## Directions
Drop the images; return everything else in the listing below exactly.
## Start Supplied data
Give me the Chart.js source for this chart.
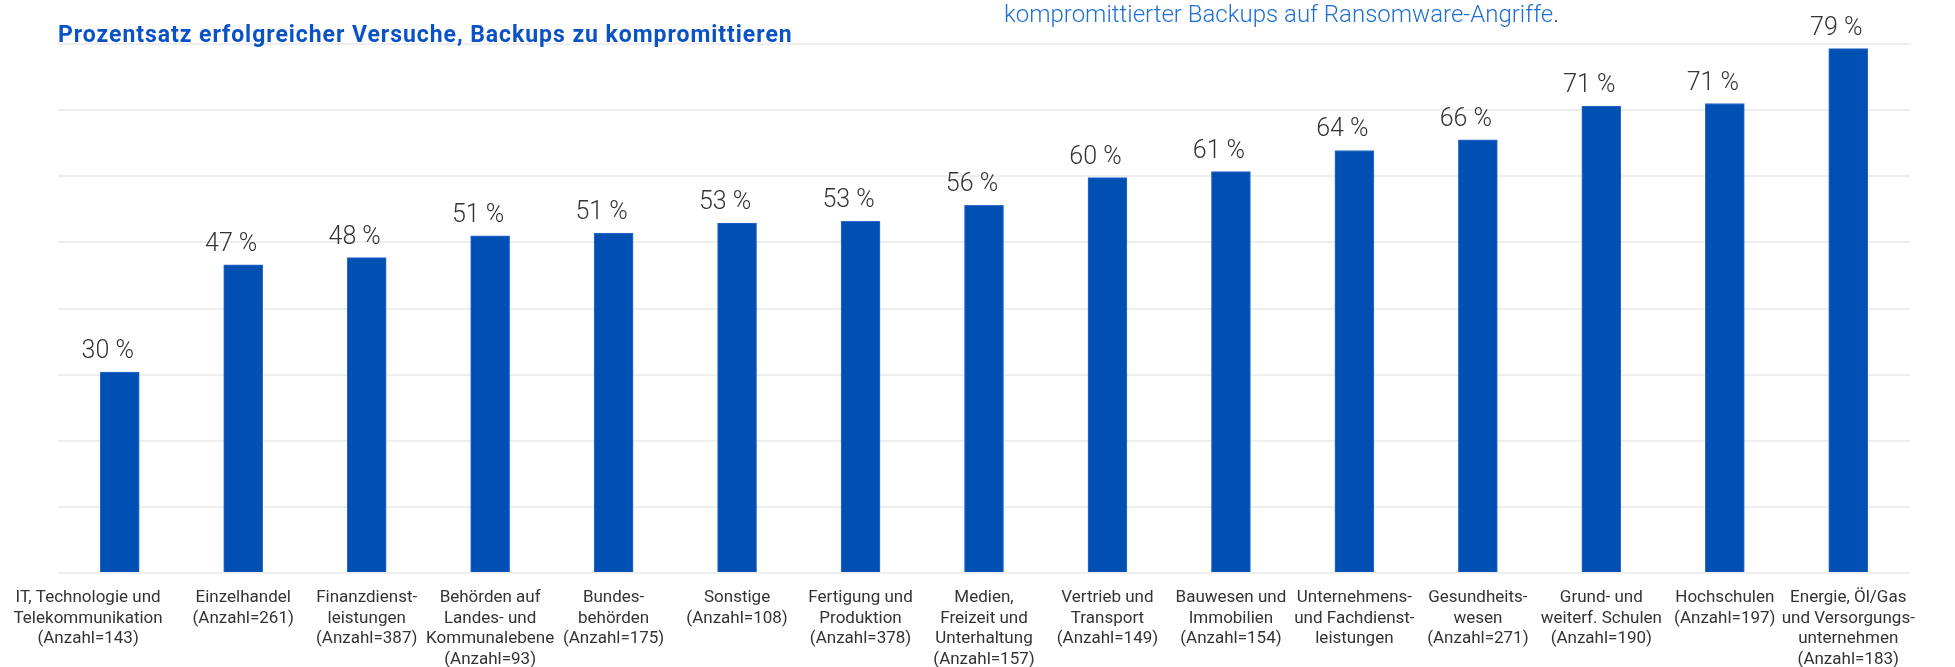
<!DOCTYPE html>
<html lang="de">
<head>
<meta charset="utf-8">
<title>Backups kompromittieren</title>
<script src="https://cdn.jsdelivr.net/npm/chart.js@4.4.1/dist/chart.umd.min.js"></script>
<style>
  body { margin: 0; background: #fff; font-family: Roboto, sans-serif; }
  #wrap { position: relative; width: 1955px; height: 667px; }
  #titel {
    position: absolute; left: 58px; top: 23px; line-height: 23px;
    font-size: 23px; font-weight: 700; letter-spacing: 0.95px;
    color: #0a52c6; white-space: nowrap;
  }
  #untertitel {
    position: absolute; left: 1004px; top: 2px; line-height: 24px;
    font-size: 24px; font-weight: 300; color: #1f6fd4; white-space: nowrap;
  }
  #untertitel span { color: #333; }
</style>
</head>
<body>
<div id="wrap">
  <canvas id="chart-backups"></canvas>
  <div id="titel">Prozentsatz erfolgreicher Versuche, Backups zu kompromittieren</div>
  <div id="untertitel">kompromittierter Backups auf Ransomware-Angriffe<span>.</span></div>
</div>
<script>
const BRANCHEN = [
  ["IT, Technologie und", "Telekommunikation"],
  ["Einzelhandel"],
  ["Finanzdienst-", "leistungen"],
  ["Behörden auf", "Landes- und", "Kommunalebene"],
  ["Bundes-", "behörden"],
  ["Sonstige"],
  ["Fertigung und", "Produktion"],
  ["Medien,", "Freizeit und", "Unterhaltung"],
  ["Vertrieb und", "Transport"],
  ["Bauwesen und", "Immobilien"],
  ["Unternehmens-", "und Fachdienst-", "leistungen"],
  ["Gesundheits-", "wesen"],
  ["Grund- und", "weiterf. Schulen"],
  ["Hochschulen"],
  ["Energie, Öl/Gas", "und Versorgungs-", "unternehmen"],
];

// Stichprobengröße je Branche (bei Unternehmensdienstleistungen nicht angegeben)
const ANZAHL = [143, 261, 387, 93, 175, 108, 378, 157, 149, 154, null, 271, 190, 197, 183];

// Anteil erfolgreicher Versuche in %
const ANTEILE = [30.4, 46.6, 47.7, 51.0, 51.4, 52.9, 53.2, 55.6, 59.8, 60.7, 63.9, 65.5, 70.6, 71.0, 79.3];

const Y_TICKS = [0, 10, 20, 30, 40, 50, 60, 70, 80];

const COR_BARRA = "#0050b4";
const COR_TEXTO = "#333";
const COR_GRID = "#eeeeee";

function montarLabels() {
  return BRANCHEN.map((linhas, i) => {
    const l = linhas.slice();
    if (ANZAHL[i] != null) l.push(`(Anzahl=${ANZAHL[i]})`);
    return l;
  });
}

const wertLabels = {
  id: "wertLabels",
  afterDatasetsDraw(chart) {
    const ctx = chart.ctx;
    const meta = chart.getDatasetMeta(0);
    ctx.save();
    ctx.font = "300 25px Roboto";
    ctx.fillStyle = COR_TEXTO;
    ctx.textAlign = "center";
    ctx.textBaseline = "alphabetic";
    meta.data.forEach((bar, i) => {
      ctx.fillText(Math.round(ANTEILE[i]) + " %", bar.x - 12, bar.y - 14);
    });
    ctx.restore();
  },
};

new Chart(document.getElementById("chart-backups"), {
  type: "bar",
  data: {
    labels: montarLabels(),
    datasets: [{
      data: ANTEILE,
      backgroundColor: COR_BARRA,
      borderColor: "#2d6acb",
      borderWidth: 1,
      borderSkipped: "bottom",
      barThickness: 39,
    }],
  },
  options: {
    responsive: true,
    maintainAspectRatio: false,
    animation: false,
    layout: { padding: { top: 44, left: 58, right: 45, bottom: 0 } },
    plugins: {
      legend: { display: false },
      tooltip: { enabled: false },
    },
    scales: {
      x: {
        grid: { display: false, drawTicks: false },
        border: { display: false },
        ticks: {
          color: COR_TEXTO,
          font: { family: "Roboto", size: 17, lineHeight: 1.2 },
          padding: 15,
          maxRotation: 0,
          minRotation: 0,
          autoSkip: false,
        },
        // erste Beschriftung etwas nach links rücken, damit sie nicht mit der zweiten kollidiert
        afterTickToLabelConversion(scale) {
          const t = scale.ticks[0];
          if (t && Array.isArray(t.label)) {
            t.label = t.label.map((linha) => linha + "\u00A0".repeat(15));
          }
        },
        afterFit(scale) {
          scale.height = 94;
          scale.paddingLeft = 0;
          scale.paddingRight = 0;
        },
      },
      y: {
        min: Y_TICKS[0],
        max: Y_TICKS[Y_TICKS.length - 1],
        afterBuildTicks(scale) { scale.ticks = Y_TICKS.map((v) => ({ value: v })); },
        grid: { color: COR_GRID, lineWidth: 2, drawTicks: false },
        border: { display: false },
        ticks: { display: false },
      },
    },
  },
  plugins: [wertLabels],
});
</script>
</body>
</html>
## End Supplied data
## Written answer
Give me the Chart.js source for this chart.
<!DOCTYPE html>
<html lang="de">
<head>
<meta charset="utf-8">
<title>Backups kompromittieren</title>
<script src="https://cdn.jsdelivr.net/npm/chart.js@4.4.1/dist/chart.umd.min.js"></script>
<style>
  body { margin: 0; background: #fff; font-family: Roboto, sans-serif; }
  #wrap { position: relative; width: 1955px; height: 667px; }
  #titel {
    position: absolute; left: 58px; top: 23px; line-height: 23px;
    font-size: 23px; font-weight: 700; letter-spacing: 0.95px;
    color: #0a52c6; white-space: nowrap;
  }
  #untertitel {
    position: absolute; left: 1004px; top: 2px; line-height: 24px;
    font-size: 24px; font-weight: 300; color: #1f6fd4; white-space: nowrap;
  }
  #untertitel span { color: #333; }
</style>
</head>
<body>
<div id="wrap">
  <canvas id="chart-backups"></canvas>
  <div id="titel">Prozentsatz erfolgreicher Versuche, Backups zu kompromittieren</div>
  <div id="untertitel">kompromittierter Backups auf Ransomware-Angriffe<span>.</span></div>
</div>
<script>
const BRANCHEN = [
  ["IT, Technologie und", "Telekommunikation"],
  ["Einzelhandel"],
  ["Finanzdienst-", "leistungen"],
  ["Behörden auf", "Landes- und", "Kommunalebene"],
  ["Bundes-", "behörden"],
  ["Sonstige"],
  ["Fertigung und", "Produktion"],
  ["Medien,", "Freizeit und", "Unterhaltung"],
  ["Vertrieb und", "Transport"],
  ["Bauwesen und", "Immobilien"],
  ["Unternehmens-", "und Fachdienst-", "leistungen"],
  ["Gesundheits-", "wesen"],
  ["Grund- und", "weiterf. Schulen"],
  ["Hochschulen"],
  ["Energie, Öl/Gas", "und Versorgungs-", "unternehmen"],
];

// Stichprobengröße je Branche (bei Unternehmensdienstleistungen nicht angegeben)
const ANZAHL = [143, 261, 387, 93, 175, 108, 378, 157, 149, 154, null, 271, 190, 197, 183];

// Anteil erfolgreicher Versuche in %
const ANTEILE = [30.4, 46.6, 47.7, 51.0, 51.4, 52.9, 53.2, 55.6, 59.8, 60.7, 63.9, 65.5, 70.6, 71.0, 79.3];

const Y_TICKS = [0, 10, 20, 30, 40, 50, 60, 70, 80];

const COR_BARRA = "#0050b4";
const COR_TEXTO = "#333";
const COR_GRID = "#eeeeee";

function montarLabels() {
  return BRANCHEN.map((linhas, i) => {
    const l = linhas.slice();
    if (ANZAHL[i] != null) l.push(`(Anzahl=${ANZAHL[i]})`);
    return l;
  });
}

const wertLabels = {
  id: "wertLabels",
  afterDatasetsDraw(chart) {
    const ctx = chart.ctx;
    const meta = chart.getDatasetMeta(0);
    ctx.save();
    ctx.font = "300 25px Roboto";
    ctx.fillStyle = COR_TEXTO;
    ctx.textAlign = "center";
    ctx.textBaseline = "alphabetic";
    meta.data.forEach((bar, i) => {
      ctx.fillText(Math.round(ANTEILE[i]) + " %", bar.x - 12, bar.y - 14);
    });
    ctx.restore();
  },
};

new Chart(document.getElementById("chart-backups"), {
  type: "bar",
  data: {
    labels: montarLabels(),
    datasets: [{
      data: ANTEILE,
      backgroundColor: COR_BARRA,
      borderColor: "#2d6acb",
      borderWidth: 1,
      borderSkipped: "bottom",
      barThickness: 39,
    }],
  },
  options: {
    responsive: true,
    maintainAspectRatio: false,
    animation: false,
    layout: { padding: { top: 44, left: 58, right: 45, bottom: 0 } },
    plugins: {
      legend: { display: false },
      tooltip: { enabled: false },
    },
    scales: {
      x: {
        grid: { display: false, drawTicks: false },
        border: { display: false },
        ticks: {
          color: COR_TEXTO,
          font: { family: "Roboto", size: 17, lineHeight: 1.2 },
          padding: 15,
          maxRotation: 0,
          minRotation: 0,
          autoSkip: false,
        },
        // erste Beschriftung etwas nach links rücken, damit sie nicht mit der zweiten kollidiert
        afterTickToLabelConversion(scale) {
          const t = scale.ticks[0];
          if (t && Array.isArray(t.label)) {
            t.label = t.label.map((linha) => linha + "\u00A0".repeat(15));
          }
        },
        afterFit(scale) {
          scale.height = 94;
          scale.paddingLeft = 0;
          scale.paddingRight = 0;
        },
      },
      y: {
        min: Y_TICKS[0],
        max: Y_TICKS[Y_TICKS.length - 1],
        afterBuildTicks(scale) { scale.ticks = Y_TICKS.map((v) => ({ value: v })); },
        grid: { color: COR_GRID, lineWidth: 2, drawTicks: false },
        border: { display: false },
        ticks: { display: false },
      },
    },
  },
  plugins: [wertLabels],
});
</script>
</body>
</html>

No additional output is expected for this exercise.